→ INSTRUCTION:
Take every line where the string "full" appears and copy it.
=====
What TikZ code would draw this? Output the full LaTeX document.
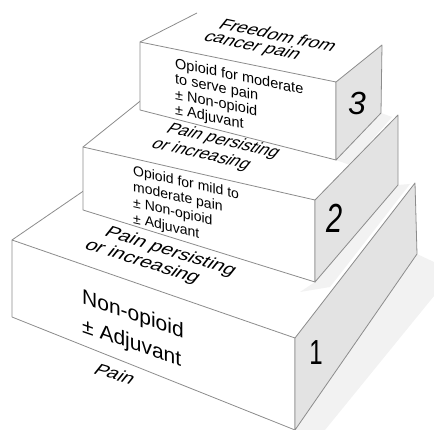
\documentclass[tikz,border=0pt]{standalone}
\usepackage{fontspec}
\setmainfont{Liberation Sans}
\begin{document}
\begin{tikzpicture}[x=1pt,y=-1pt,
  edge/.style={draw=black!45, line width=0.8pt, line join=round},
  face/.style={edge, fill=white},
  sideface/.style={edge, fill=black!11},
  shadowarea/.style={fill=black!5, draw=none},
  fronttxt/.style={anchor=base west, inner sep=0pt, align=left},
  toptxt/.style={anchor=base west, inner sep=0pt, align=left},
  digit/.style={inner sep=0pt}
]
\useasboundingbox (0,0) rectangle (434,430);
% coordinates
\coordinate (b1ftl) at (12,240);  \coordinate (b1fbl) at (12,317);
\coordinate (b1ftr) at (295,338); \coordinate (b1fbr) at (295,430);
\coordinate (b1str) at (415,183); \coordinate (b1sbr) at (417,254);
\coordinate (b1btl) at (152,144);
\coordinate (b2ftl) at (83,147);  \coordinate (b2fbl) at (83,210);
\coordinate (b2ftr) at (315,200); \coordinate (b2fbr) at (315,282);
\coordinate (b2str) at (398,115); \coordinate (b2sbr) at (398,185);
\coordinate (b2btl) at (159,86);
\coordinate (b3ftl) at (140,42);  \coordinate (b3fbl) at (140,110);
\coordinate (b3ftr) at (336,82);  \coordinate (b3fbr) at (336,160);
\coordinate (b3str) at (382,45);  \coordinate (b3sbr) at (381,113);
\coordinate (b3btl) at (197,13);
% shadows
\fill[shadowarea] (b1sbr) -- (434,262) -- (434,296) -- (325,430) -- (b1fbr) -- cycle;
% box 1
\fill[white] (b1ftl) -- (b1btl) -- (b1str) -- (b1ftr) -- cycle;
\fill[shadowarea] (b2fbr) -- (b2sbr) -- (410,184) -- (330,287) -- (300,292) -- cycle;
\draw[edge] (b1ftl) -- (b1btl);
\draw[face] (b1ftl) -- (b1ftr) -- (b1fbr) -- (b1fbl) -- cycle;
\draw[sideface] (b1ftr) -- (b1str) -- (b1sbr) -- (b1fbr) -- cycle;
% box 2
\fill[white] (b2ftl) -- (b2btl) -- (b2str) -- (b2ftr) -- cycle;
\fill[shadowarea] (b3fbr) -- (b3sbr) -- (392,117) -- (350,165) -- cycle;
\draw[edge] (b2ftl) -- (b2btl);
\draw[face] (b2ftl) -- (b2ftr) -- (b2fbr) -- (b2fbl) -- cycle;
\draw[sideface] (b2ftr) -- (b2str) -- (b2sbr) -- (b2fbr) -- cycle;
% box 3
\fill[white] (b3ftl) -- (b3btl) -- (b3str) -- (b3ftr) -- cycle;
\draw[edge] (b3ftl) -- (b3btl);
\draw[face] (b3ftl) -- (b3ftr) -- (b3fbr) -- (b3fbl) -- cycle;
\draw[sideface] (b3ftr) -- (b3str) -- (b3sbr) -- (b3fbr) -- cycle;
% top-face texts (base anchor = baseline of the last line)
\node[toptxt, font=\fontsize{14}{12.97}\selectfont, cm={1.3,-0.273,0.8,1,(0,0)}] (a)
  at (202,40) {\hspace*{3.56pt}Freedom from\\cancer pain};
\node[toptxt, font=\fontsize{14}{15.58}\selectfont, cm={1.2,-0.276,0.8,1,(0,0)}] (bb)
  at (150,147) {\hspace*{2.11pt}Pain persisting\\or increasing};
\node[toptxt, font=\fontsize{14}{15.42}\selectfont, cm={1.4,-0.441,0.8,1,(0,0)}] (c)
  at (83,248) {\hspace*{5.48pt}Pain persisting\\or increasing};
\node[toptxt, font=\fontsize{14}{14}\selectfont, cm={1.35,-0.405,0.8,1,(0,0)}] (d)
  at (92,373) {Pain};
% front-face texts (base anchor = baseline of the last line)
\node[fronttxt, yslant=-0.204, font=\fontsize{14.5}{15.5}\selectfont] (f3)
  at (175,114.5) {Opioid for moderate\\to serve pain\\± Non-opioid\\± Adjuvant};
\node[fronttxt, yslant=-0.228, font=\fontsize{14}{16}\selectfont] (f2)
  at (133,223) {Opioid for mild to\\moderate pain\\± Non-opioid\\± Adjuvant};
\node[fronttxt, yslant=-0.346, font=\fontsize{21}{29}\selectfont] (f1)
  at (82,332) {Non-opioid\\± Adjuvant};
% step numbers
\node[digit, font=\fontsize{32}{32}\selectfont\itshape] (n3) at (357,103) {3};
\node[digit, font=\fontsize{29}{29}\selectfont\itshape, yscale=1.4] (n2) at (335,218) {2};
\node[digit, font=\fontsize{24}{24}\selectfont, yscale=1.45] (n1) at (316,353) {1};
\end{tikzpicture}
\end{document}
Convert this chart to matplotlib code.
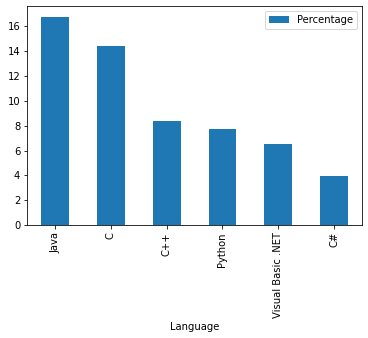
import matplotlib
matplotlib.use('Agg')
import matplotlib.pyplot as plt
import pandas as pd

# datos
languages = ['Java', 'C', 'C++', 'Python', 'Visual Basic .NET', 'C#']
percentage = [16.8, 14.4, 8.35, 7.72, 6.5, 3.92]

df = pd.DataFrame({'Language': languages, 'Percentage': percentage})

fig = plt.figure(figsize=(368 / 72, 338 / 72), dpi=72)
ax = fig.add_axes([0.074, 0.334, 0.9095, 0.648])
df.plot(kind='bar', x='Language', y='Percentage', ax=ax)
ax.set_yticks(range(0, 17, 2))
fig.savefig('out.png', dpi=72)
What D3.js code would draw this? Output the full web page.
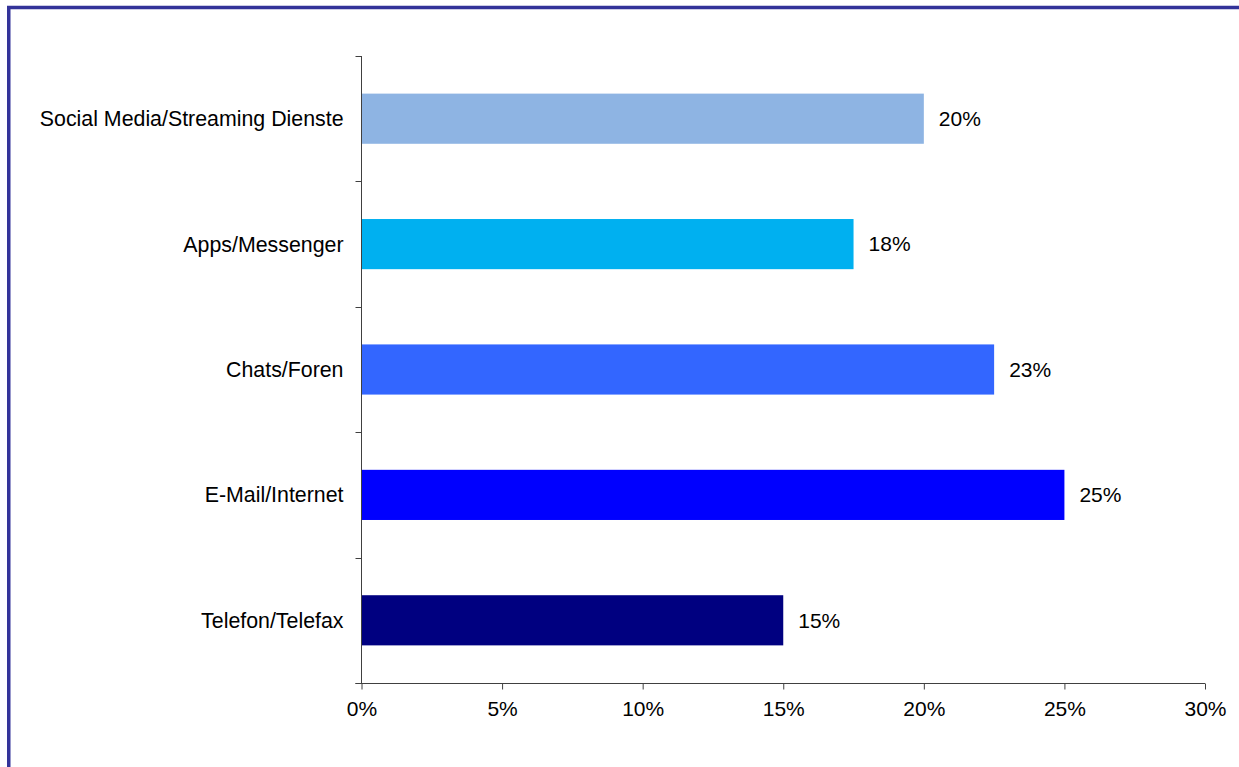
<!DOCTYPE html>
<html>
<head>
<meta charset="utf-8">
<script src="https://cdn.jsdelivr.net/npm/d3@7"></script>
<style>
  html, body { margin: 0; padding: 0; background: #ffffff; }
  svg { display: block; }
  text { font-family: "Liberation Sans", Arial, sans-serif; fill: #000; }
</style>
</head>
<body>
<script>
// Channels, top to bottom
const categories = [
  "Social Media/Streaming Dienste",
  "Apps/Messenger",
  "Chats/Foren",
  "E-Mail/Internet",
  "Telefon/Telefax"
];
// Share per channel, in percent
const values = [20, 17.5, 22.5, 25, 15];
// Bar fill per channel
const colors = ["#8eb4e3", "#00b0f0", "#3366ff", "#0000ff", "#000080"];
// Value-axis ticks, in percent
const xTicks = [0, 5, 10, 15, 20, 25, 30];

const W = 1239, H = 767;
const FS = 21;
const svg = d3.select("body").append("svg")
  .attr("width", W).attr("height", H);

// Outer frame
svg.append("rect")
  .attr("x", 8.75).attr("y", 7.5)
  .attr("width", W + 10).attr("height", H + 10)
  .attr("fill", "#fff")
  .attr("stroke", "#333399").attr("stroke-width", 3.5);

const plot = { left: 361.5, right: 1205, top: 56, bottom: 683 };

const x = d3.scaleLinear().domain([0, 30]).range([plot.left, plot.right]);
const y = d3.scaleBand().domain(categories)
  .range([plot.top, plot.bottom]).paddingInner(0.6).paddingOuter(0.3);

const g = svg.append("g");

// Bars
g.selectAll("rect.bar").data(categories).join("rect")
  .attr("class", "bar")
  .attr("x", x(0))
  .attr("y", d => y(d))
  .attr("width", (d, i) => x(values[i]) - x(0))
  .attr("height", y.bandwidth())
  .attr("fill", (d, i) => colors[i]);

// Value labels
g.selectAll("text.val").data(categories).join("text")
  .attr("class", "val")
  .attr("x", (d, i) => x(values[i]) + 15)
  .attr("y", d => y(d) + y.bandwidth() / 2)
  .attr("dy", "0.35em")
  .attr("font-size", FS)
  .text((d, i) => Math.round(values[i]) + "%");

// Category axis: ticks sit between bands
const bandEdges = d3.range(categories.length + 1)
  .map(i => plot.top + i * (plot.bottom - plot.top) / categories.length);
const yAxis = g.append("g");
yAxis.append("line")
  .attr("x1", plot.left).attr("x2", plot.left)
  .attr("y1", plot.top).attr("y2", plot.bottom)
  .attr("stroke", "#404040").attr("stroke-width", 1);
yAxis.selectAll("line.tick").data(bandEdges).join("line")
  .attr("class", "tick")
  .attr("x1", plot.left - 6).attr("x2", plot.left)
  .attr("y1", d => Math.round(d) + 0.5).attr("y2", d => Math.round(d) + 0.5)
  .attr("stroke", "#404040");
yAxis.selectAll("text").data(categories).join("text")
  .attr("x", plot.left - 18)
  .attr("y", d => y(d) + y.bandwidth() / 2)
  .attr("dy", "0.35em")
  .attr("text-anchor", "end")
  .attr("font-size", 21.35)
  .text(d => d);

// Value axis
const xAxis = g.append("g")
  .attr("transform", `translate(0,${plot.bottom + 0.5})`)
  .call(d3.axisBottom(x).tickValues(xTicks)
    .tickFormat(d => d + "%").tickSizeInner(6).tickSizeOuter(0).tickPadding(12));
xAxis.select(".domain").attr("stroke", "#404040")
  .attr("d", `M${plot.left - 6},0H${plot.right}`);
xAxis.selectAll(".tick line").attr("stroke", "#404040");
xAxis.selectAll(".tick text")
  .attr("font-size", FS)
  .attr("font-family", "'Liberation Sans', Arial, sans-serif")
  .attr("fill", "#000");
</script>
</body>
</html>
=====
→ EXERCISE ANSWER:
What TikZ code would draw this? Output the full LaTeX document.
What D3.js code would draw this? Output the full web page.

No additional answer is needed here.